AIM:
Reproduce each line of the material precisely.

GIVEN INFORMATION:

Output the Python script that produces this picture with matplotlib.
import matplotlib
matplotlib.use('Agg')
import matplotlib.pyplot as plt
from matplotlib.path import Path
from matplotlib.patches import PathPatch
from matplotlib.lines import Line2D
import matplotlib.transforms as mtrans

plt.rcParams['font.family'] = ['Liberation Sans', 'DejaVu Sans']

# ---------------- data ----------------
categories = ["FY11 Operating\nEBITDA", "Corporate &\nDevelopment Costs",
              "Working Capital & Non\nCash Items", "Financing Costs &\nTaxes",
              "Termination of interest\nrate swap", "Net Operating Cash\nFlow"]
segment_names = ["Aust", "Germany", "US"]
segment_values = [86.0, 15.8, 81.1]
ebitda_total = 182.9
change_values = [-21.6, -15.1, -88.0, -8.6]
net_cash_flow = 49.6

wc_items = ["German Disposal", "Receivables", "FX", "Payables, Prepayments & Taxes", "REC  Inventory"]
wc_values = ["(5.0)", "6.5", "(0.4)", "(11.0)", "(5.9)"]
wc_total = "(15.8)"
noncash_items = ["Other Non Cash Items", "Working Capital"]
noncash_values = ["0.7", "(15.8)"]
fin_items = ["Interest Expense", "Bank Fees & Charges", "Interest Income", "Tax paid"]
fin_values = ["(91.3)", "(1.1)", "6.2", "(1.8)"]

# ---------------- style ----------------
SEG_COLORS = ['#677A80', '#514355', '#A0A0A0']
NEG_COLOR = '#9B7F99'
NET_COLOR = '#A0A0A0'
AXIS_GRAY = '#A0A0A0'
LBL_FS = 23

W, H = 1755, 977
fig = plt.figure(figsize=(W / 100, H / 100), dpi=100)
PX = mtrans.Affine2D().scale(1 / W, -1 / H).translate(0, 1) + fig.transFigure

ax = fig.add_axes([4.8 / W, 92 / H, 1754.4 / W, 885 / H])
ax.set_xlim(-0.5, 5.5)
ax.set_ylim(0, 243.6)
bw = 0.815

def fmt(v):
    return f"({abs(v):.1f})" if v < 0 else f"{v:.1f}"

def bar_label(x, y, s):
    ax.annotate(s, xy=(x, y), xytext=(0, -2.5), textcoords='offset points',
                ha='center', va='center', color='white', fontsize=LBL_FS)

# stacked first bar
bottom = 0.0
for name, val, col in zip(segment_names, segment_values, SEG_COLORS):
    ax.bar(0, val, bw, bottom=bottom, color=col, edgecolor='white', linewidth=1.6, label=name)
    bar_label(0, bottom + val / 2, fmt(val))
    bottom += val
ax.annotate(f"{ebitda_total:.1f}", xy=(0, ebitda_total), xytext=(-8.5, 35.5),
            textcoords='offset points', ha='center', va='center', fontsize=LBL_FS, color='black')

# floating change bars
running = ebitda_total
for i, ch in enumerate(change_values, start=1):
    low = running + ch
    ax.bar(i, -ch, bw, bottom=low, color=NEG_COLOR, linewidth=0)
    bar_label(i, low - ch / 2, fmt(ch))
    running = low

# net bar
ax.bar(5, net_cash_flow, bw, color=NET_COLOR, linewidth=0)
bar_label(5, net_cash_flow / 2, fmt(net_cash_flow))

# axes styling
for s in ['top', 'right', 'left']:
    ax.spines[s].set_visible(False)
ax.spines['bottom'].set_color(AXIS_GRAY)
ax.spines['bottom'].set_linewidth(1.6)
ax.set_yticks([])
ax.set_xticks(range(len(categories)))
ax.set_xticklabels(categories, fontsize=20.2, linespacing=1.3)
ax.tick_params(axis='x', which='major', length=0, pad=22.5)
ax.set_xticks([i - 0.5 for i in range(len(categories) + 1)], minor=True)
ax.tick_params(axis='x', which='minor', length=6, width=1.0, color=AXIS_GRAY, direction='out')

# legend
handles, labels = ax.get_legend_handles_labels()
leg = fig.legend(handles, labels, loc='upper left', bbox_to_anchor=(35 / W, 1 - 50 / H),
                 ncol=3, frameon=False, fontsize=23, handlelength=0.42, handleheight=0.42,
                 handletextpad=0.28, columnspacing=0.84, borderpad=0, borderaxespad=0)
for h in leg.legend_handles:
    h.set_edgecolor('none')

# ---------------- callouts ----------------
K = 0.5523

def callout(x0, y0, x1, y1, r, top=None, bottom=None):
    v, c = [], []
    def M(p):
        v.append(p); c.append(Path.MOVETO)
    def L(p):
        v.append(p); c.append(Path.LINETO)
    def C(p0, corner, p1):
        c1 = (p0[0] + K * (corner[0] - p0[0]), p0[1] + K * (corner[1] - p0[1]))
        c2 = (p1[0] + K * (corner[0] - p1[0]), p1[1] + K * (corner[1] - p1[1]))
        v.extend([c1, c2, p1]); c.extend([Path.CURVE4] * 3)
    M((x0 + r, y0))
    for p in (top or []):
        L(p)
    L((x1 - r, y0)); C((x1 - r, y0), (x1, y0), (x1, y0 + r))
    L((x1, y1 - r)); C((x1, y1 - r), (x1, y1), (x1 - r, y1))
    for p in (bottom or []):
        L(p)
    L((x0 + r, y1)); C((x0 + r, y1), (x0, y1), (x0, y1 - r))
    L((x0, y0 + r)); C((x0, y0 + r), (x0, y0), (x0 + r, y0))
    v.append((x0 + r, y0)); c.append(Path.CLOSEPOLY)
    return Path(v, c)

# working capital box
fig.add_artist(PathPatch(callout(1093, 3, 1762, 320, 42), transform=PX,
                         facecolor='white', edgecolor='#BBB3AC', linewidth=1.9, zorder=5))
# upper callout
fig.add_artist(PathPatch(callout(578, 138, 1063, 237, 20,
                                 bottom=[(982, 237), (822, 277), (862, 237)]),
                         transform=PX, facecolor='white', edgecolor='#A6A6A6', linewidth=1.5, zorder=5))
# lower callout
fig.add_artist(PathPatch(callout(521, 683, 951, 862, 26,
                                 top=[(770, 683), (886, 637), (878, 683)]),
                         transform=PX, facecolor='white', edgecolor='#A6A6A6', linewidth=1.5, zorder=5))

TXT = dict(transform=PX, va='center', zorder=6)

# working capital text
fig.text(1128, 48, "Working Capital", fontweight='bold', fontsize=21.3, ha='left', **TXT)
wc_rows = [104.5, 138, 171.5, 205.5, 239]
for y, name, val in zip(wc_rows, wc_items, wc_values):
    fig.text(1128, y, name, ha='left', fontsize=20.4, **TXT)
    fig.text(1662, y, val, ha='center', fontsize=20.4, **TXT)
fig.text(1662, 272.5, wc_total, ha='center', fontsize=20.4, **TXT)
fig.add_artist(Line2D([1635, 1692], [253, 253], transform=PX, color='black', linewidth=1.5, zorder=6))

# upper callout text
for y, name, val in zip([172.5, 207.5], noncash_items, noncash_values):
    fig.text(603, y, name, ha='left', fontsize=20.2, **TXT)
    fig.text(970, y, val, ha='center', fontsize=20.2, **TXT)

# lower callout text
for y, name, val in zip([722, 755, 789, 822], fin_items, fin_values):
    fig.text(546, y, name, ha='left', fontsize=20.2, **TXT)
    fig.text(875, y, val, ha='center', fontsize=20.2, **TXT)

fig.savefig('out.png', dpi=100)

THE REPLY:
Output the Python script that produces this picture with matplotlib.
import matplotlib
matplotlib.use('Agg')
import matplotlib.pyplot as plt
from matplotlib.path import Path
from matplotlib.patches import PathPatch
from matplotlib.lines import Line2D
import matplotlib.transforms as mtrans

plt.rcParams['font.family'] = ['Liberation Sans', 'DejaVu Sans']

# ---------------- data ----------------
categories = ["FY11 Operating\nEBITDA", "Corporate &\nDevelopment Costs",
              "Working Capital & Non\nCash Items", "Financing Costs &\nTaxes",
              "Termination of interest\nrate swap", "Net Operating Cash\nFlow"]
segment_names = ["Aust", "Germany", "US"]
segment_values = [86.0, 15.8, 81.1]
ebitda_total = 182.9
change_values = [-21.6, -15.1, -88.0, -8.6]
net_cash_flow = 49.6

wc_items = ["German Disposal", "Receivables", "FX", "Payables, Prepayments & Taxes", "REC  Inventory"]
wc_values = ["(5.0)", "6.5", "(0.4)", "(11.0)", "(5.9)"]
wc_total = "(15.8)"
noncash_items = ["Other Non Cash Items", "Working Capital"]
noncash_values = ["0.7", "(15.8)"]
fin_items = ["Interest Expense", "Bank Fees & Charges", "Interest Income", "Tax paid"]
fin_values = ["(91.3)", "(1.1)", "6.2", "(1.8)"]

# ---------------- style ----------------
SEG_COLORS = ['#677A80', '#514355', '#A0A0A0']
NEG_COLOR = '#9B7F99'
NET_COLOR = '#A0A0A0'
AXIS_GRAY = '#A0A0A0'
LBL_FS = 23

W, H = 1755, 977
fig = plt.figure(figsize=(W / 100, H / 100), dpi=100)
PX = mtrans.Affine2D().scale(1 / W, -1 / H).translate(0, 1) + fig.transFigure

ax = fig.add_axes([4.8 / W, 92 / H, 1754.4 / W, 885 / H])
ax.set_xlim(-0.5, 5.5)
ax.set_ylim(0, 243.6)
bw = 0.815

def fmt(v):
    return f"({abs(v):.1f})" if v < 0 else f"{v:.1f}"

def bar_label(x, y, s):
    ax.annotate(s, xy=(x, y), xytext=(0, -2.5), textcoords='offset points',
                ha='center', va='center', color='white', fontsize=LBL_FS)

# stacked first bar
bottom = 0.0
for name, val, col in zip(segment_names, segment_values, SEG_COLORS):
    ax.bar(0, val, bw, bottom=bottom, color=col, edgecolor='white', linewidth=1.6, label=name)
    bar_label(0, bottom + val / 2, fmt(val))
    bottom += val
ax.annotate(f"{ebitda_total:.1f}", xy=(0, ebitda_total), xytext=(-8.5, 35.5),
            textcoords='offset points', ha='center', va='center', fontsize=LBL_FS, color='black')

# floating change bars
running = ebitda_total
for i, ch in enumerate(change_values, start=1):
    low = running + ch
    ax.bar(i, -ch, bw, bottom=low, color=NEG_COLOR, linewidth=0)
    bar_label(i, low - ch / 2, fmt(ch))
    running = low

# net bar
ax.bar(5, net_cash_flow, bw, color=NET_COLOR, linewidth=0)
bar_label(5, net_cash_flow / 2, fmt(net_cash_flow))

# axes styling
for s in ['top', 'right', 'left']:
    ax.spines[s].set_visible(False)
ax.spines['bottom'].set_color(AXIS_GRAY)
ax.spines['bottom'].set_linewidth(1.6)
ax.set_yticks([])
ax.set_xticks(range(len(categories)))
ax.set_xticklabels(categories, fontsize=20.2, linespacing=1.3)
ax.tick_params(axis='x', which='major', length=0, pad=22.5)
ax.set_xticks([i - 0.5 for i in range(len(categories) + 1)], minor=True)
ax.tick_params(axis='x', which='minor', length=6, width=1.0, color=AXIS_GRAY, direction='out')

# legend
handles, labels = ax.get_legend_handles_labels()
leg = fig.legend(handles, labels, loc='upper left', bbox_to_anchor=(35 / W, 1 - 50 / H),
                 ncol=3, frameon=False, fontsize=23, handlelength=0.42, handleheight=0.42,
                 handletextpad=0.28, columnspacing=0.84, borderpad=0, borderaxespad=0)
for h in leg.legend_handles:
    h.set_edgecolor('none')

# ---------------- callouts ----------------
K = 0.5523

def callout(x0, y0, x1, y1, r, top=None, bottom=None):
    v, c = [], []
    def M(p):
        v.append(p); c.append(Path.MOVETO)
    def L(p):
        v.append(p); c.append(Path.LINETO)
    def C(p0, corner, p1):
        c1 = (p0[0] + K * (corner[0] - p0[0]), p0[1] + K * (corner[1] - p0[1]))
        c2 = (p1[0] + K * (corner[0] - p1[0]), p1[1] + K * (corner[1] - p1[1]))
        v.extend([c1, c2, p1]); c.extend([Path.CURVE4] * 3)
    M((x0 + r, y0))
    for p in (top or []):
        L(p)
    L((x1 - r, y0)); C((x1 - r, y0), (x1, y0), (x1, y0 + r))
    L((x1, y1 - r)); C((x1, y1 - r), (x1, y1), (x1 - r, y1))
    for p in (bottom or []):
        L(p)
    L((x0 + r, y1)); C((x0 + r, y1), (x0, y1), (x0, y1 - r))
    L((x0, y0 + r)); C((x0, y0 + r), (x0, y0), (x0 + r, y0))
    v.append((x0 + r, y0)); c.append(Path.CLOSEPOLY)
    return Path(v, c)

# working capital box
fig.add_artist(PathPatch(callout(1093, 3, 1762, 320, 42), transform=PX,
                         facecolor='white', edgecolor='#BBB3AC', linewidth=1.9, zorder=5))
# upper callout
fig.add_artist(PathPatch(callout(578, 138, 1063, 237, 20,
                                 bottom=[(982, 237), (822, 277), (862, 237)]),
                         transform=PX, facecolor='white', edgecolor='#A6A6A6', linewidth=1.5, zorder=5))
# lower callout
fig.add_artist(PathPatch(callout(521, 683, 951, 862, 26,
                                 top=[(770, 683), (886, 637), (878, 683)]),
                         transform=PX, facecolor='white', edgecolor='#A6A6A6', linewidth=1.5, zorder=5))

TXT = dict(transform=PX, va='center', zorder=6)

# working capital text
fig.text(1128, 48, "Working Capital", fontweight='bold', fontsize=21.3, ha='left', **TXT)
wc_rows = [104.5, 138, 171.5, 205.5, 239]
for y, name, val in zip(wc_rows, wc_items, wc_values):
    fig.text(1128, y, name, ha='left', fontsize=20.4, **TXT)
    fig.text(1662, y, val, ha='center', fontsize=20.4, **TXT)
fig.text(1662, 272.5, wc_total, ha='center', fontsize=20.4, **TXT)
fig.add_artist(Line2D([1635, 1692], [253, 253], transform=PX, color='black', linewidth=1.5, zorder=6))

# upper callout text
for y, name, val in zip([172.5, 207.5], noncash_items, noncash_values):
    fig.text(603, y, name, ha='left', fontsize=20.2, **TXT)
    fig.text(970, y, val, ha='center', fontsize=20.2, **TXT)

# lower callout text
for y, name, val in zip([722, 755, 789, 822], fin_items, fin_values):
    fig.text(546, y, name, ha='left', fontsize=20.2, **TXT)
    fig.text(875, y, val, ha='center', fontsize=20.2, **TXT)

fig.savefig('out.png', dpi=100)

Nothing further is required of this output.